Le due finali amarissime
Come già anticipato su questi schermi, anche le Finals 1994 si chiusero al settimo atto della serie. New York sfidò i Rockets di Hakeem “The Dream” Olajuwon e ne uscì con il morale sotto i piedi. Questo perché, sul vantaggio di 3-2, i Knicks si fecero rimontare e, anche a causa della pessima prestazione in gara 7 di Starks, caddero per mano di una Houston guidata proprio da Olajuwon, protagonista indiscusso delle sette battaglie. Ewing concluse in doppia-doppia di media (18.9 punti e 12.4 rimbalzi, oltre a 4.3 stoppate), ma Hakeem risultò semplicemente in stato di grazia, conducendo i Rockets ad uno storico titolo.

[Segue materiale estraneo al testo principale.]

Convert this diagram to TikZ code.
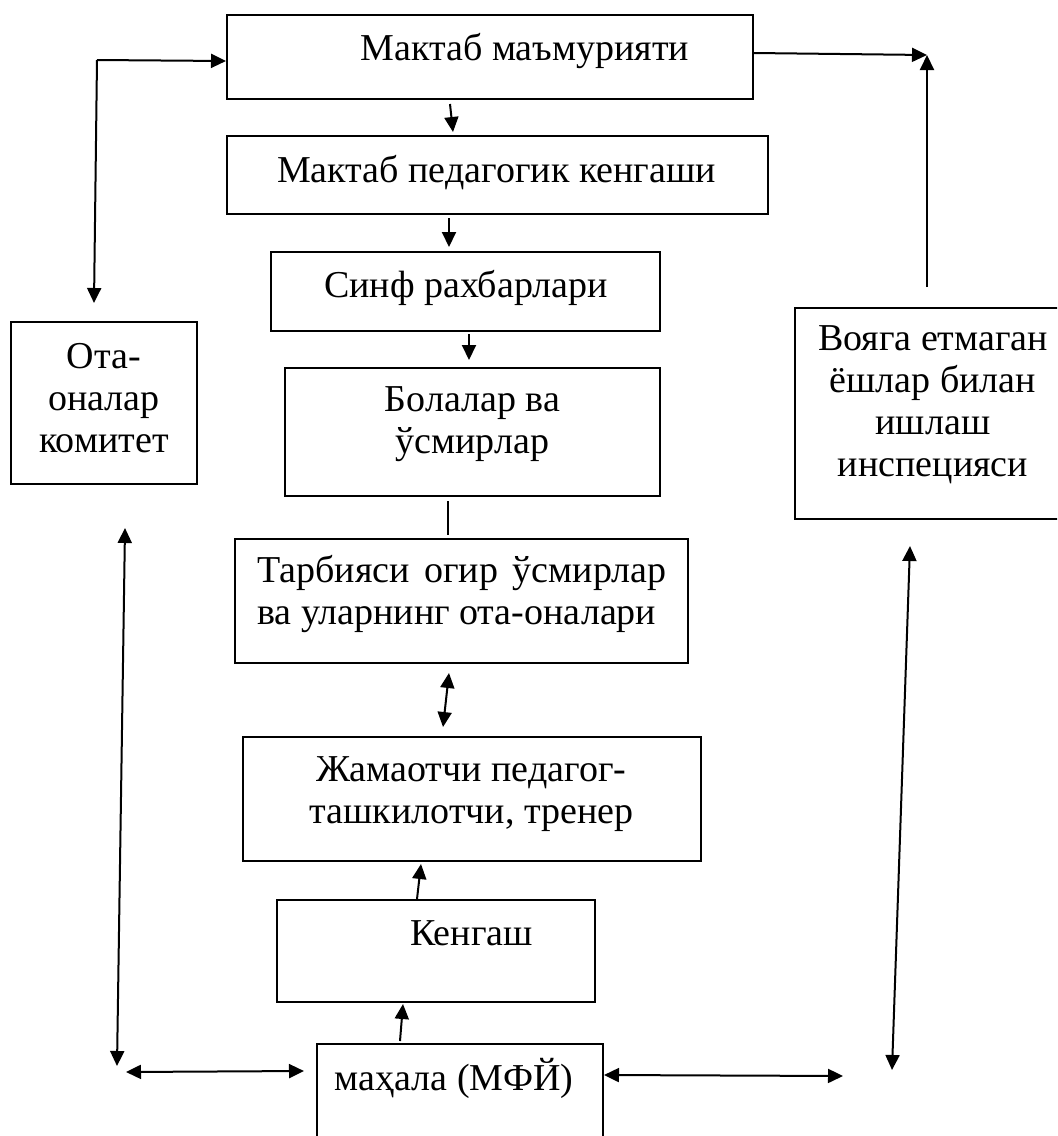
\documentclass[tikz,border=0pt]{standalone}
\usepackage{fontspec}
\setmainfont{Liberation Serif}
\usetikzlibrary{arrows.meta,calc}

\begin{document}
\begin{tikzpicture}[x=0.5pt, y=-0.5pt,
  unit/.style={rectangle, draw=black, line width=1pt, inner sep=0pt},
  txt/.style={font=\fontsize{19pt}{21pt}\selectfont, align=center, inner sep=0pt, anchor=base},
  conn/.style={-{Triangle[length=7.5pt,width=7pt]}, line width=1pt, draw=black},
  both/.style={{Triangle[length=7.5pt,width=7pt]}-{Triangle[length=7.5pt,width=7pt]}, line width=1pt, draw=black},
  link/.style={line width=0.7pt, draw=black}
]
\useasboundingbox (0,0) rectangle (1057,1136);
\clip (0,0) rectangle (1057,1136);

% boxes
\node[unit, minimum width=263pt,   minimum height=42pt]   (adm)  at (490,57)      {};
\node[unit, minimum width=270.5pt, minimum height=39pt]   (ped)  at (497.5,175)   {};
\node[unit, minimum width=194.5pt, minimum height=39.5pt] (sinf) at (465.5,291.5) {};
\node[unit, minimum width=187.5pt, minimum height=64pt]   (bol)  at (472.5,432)   {};
\node[unit, minimum width=226.5pt, minimum height=62pt]   (tarb) at (461.5,601)   {};
\node[unit, minimum width=229pt,   minimum height=62pt]   (jam)  at (472,799)     {};
\node[unit, minimum width=159pt,   minimum height=51pt]   (keng) at (436,951)     {};
\node[unit, minimum width=143pt,   minimum height=60pt]   (mah)  at (460,1104)    {};
\node[unit, minimum width=93pt,    minimum height=81pt]   (ota)  at (104,403)     {};
\node[unit, minimum width=133.5pt, minimum height=105.5pt] (voy) at (928.5,413.5) {};

% texts (base = last line)
\node[txt] (t-adm)  at (525,60)   {Мактаб маъмурияти};
\node[txt] (t-ped)  at (496.5,182) {Мактаб педагогик кенгаши};
\node[txt] (t-sinf) at (466,297)  {Синф рахбарлари};
\node[txt] (t-bol)  at (472.5,453) {Болалар ва\\ўсмирлар};
\node[txt, align=left, anchor=base west] (t-tarb) at (257,624)
  {\makebox[204.5pt][s]{Тарбияси огир ўсмирлар}\\ва уларнинг ота-оналари};
\node[txt] (t-jam)  at (471.5,823) {Жамаотчи педагог-\\ташкилотчи, тренер};
\node[txt] (t-keng) at (471.5,945) {Кенгаш};
\node[txt] (t-mah)  at (454,1090) {маҳала (МФЙ)};
\node[txt] (t-ota)  at (104,452)  {Ота-\\оналар\\комитет};
\node[txt] (t-voy)  at (933,476)  {Вояга етмаган\\ёшлар билан\\ишлаш\\инспецияси};

% free ends
\coordinate (lcorner) at (97,60);
\coordinate (lend)    at (94,303);
\coordinate (lbot)    at (117,1066);
\coordinate (lmid)    at (126,1072);
\coordinate (rmid)    at (843,1076);
\coordinate (rbot)    at (892,1070);
\coordinate (rtop)    at (927,55);

% connectors
\draw[conn] ($(adm.south)+(-40,4)$) -- ($(ped.north)+(-44.5,-3)$);
\draw[conn] ($(ped.south)+(-48.5,3)$) -- ($(sinf.north)+(-16.5,-4)$);
\draw[conn] ($(sinf.south)+(3.5,2)$) -- ($(bol.north)+(-3.5,-7)$);
\draw[link] ($(bol.south)+(-24.5,4)$) -- ($(tarb.north)+(-13.5,-3)$);
\draw[both] ($(tarb.south)+(-12.5,9)$) -- ($(jam.north)+(-29,-9)$);
\draw[conn] ($(keng.north)+(-19,0)$) -- ($(jam.south)+(-51,2)$);
\draw[conn] ($(mah.north)+(-60,-2)$) -- ($(keng.south)+(-33,1)$);

\draw[conn] (lcorner) -- ($(adm.west)+(0,4)$);
\draw[conn] (lcorner) -- (lend);
\draw[both] ($(ota.south)+(21,43)$) -- (lbot);
\draw[both] (lmid) -- ($(mah.north west)+(-12,28)$);
\draw[both] ($(mah.north east)+(0,32)$) -- (rmid);
\draw[both] ($(voy.south)+(-18.5,26)$) -- (rbot);
\draw[conn] ($(adm.east)+(0,-4)$) -- (rtop);
\draw[conn] ($(voy.north)+(-1.5,-20)$) -- (rtop);
\end{tikzpicture}
\end{document}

Ai playoff del 1995, Ewing segnò il canestro della vittoria in gara 5 contro i Pacers (Eastern Conference Semifinals), ma nell’ennesima gara 7 sbagliò il tiro del possibile vantaggio ad una manciata di secondi dal termine. Reggie Miller chiuderà i conti dalla lunetta e i Knicks verranno eliminati proprio al Madison Square Garden.

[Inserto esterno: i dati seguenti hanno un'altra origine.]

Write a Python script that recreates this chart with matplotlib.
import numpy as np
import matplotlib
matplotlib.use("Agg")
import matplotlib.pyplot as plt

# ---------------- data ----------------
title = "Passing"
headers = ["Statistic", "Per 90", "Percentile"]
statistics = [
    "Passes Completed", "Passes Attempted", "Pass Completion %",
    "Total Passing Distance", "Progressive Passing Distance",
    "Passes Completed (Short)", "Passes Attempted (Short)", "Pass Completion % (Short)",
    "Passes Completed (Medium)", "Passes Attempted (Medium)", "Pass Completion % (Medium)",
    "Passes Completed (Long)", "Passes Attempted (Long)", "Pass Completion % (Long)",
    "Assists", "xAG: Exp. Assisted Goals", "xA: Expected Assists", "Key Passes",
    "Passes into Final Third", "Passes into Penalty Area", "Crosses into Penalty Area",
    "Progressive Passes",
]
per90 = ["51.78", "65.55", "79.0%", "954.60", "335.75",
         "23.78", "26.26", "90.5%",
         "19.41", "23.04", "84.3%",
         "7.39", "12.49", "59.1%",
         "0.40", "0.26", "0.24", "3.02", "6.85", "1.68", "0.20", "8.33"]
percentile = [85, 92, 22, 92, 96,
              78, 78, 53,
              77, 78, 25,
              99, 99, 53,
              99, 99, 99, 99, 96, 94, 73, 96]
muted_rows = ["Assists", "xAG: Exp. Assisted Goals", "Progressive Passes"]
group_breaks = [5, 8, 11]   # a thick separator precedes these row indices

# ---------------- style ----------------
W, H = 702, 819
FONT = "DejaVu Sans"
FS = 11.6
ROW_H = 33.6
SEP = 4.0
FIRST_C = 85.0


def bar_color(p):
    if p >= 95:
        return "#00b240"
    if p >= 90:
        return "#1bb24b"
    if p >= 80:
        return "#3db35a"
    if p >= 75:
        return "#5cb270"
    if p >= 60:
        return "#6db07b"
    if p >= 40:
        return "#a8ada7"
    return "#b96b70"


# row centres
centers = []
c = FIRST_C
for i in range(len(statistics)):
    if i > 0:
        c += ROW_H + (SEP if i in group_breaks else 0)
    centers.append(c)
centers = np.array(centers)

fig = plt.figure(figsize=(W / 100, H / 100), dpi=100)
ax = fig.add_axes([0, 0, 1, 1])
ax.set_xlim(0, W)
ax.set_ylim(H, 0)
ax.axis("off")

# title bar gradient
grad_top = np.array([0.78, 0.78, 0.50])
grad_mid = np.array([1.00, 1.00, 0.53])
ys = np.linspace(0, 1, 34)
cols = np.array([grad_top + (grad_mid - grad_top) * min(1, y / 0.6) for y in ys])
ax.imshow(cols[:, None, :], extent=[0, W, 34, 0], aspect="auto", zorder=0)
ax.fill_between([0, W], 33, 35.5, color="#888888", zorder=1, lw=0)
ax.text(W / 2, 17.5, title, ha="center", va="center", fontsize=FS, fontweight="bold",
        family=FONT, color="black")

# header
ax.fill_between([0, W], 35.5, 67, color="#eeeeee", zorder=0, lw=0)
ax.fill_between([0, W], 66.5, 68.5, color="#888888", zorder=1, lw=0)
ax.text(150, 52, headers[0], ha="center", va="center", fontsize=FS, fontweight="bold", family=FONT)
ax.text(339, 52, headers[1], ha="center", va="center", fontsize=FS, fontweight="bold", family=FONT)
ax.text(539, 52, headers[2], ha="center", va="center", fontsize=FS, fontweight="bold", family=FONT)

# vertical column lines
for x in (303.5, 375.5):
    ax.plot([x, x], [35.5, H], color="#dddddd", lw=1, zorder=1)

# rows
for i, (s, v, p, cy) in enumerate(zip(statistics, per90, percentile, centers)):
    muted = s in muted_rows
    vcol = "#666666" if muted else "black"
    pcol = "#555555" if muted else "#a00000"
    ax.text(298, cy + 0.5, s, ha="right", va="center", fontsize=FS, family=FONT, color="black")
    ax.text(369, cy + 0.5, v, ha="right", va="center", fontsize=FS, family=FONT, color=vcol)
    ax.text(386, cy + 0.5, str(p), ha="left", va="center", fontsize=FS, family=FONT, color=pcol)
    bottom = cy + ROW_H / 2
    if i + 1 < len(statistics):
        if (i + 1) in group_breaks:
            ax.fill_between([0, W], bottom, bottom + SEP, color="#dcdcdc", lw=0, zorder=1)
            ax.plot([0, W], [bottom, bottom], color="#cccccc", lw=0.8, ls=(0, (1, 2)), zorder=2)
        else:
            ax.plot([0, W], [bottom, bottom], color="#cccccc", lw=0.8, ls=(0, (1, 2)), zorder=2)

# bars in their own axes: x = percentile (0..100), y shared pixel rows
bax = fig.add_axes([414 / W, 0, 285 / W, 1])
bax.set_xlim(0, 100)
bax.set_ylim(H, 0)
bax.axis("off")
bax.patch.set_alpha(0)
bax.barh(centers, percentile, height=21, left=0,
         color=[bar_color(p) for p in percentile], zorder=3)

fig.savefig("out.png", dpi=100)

La Grande Mela dovette aspettare altri quattro anni prima di potersi godere nuovamente l’atmosfera delle Finals. E la squadra era stata decisamente modificata a livello di roster: via Starks e Oakley, dentro Sprewell, Houston, Camby e soprattutto Larry Johnson. I Knicks, la cui panchina fu affidata a Jeff Van Gundy, raggiunsero la post-season da testa di serie numero 8, ma compirono una cavalcata clamorosa, superando Miami, Atlanta e la solita Indiana in rapida sequenza e raggiungendo, da underdogs, la finalissima contro San Antonio. La vera beffa però avvenne nel bel mezzo della serie contro i Pacers: gli esami strumentali segnalarono la lacerazione parziale del tendine d’Achille di Patrick Ewing. New York, grazie a Larry Johnson, ottenne comunque le Finals (prima testa di serie numero 8 a riuscirci), ma ad un prezzo altissimo, ovvero la perdita del suo faro. Ed infatti in finale non ci fu storia: gli Spurs passeggiarono su una New York comunque coriacea, capace di vincere una gara nell’emergenza più totale. Checketts, proprio in virtù della resilienza mostrata in campo e della stagione straordinaria, regalò il sopracitato orologio Movado, anche se, probabilmente, tutti avrebbero preferito un vero e proprio anello, Ewing compreso.
Epilogo
Il centro ex Hoyas chiese e ottenne uno scambio nel 2000, direzione Seattle Supersonics. Giocò 79 partite, prima delle 69 disputate con la canotta di Orlando, franchigia con cui concluse la sua gloriosa carriera. Nel 2003, al Garden, venne ritirata la sua maglia numero 33, con la quale è diventato uno dei migliori 75 giocatori della storia Nba, pur senza anello. La sua carriera da allenatore è iniziata nel 2002, da vice coach dei Wizards, passando poi a Houston, Orlando e Charlotte, sempre con lo stesso ruolo. Dal 2017 al 2023 è tornato a casa, da capoallenatore di quella Georgetown che condusse al titolo Ncaa da giocatore nel 1984. A completare la sua splendida carriera da Hall of Famer è l’oro conquistato a Barcellona 1992 con l’unico e inimitabile Dream Team.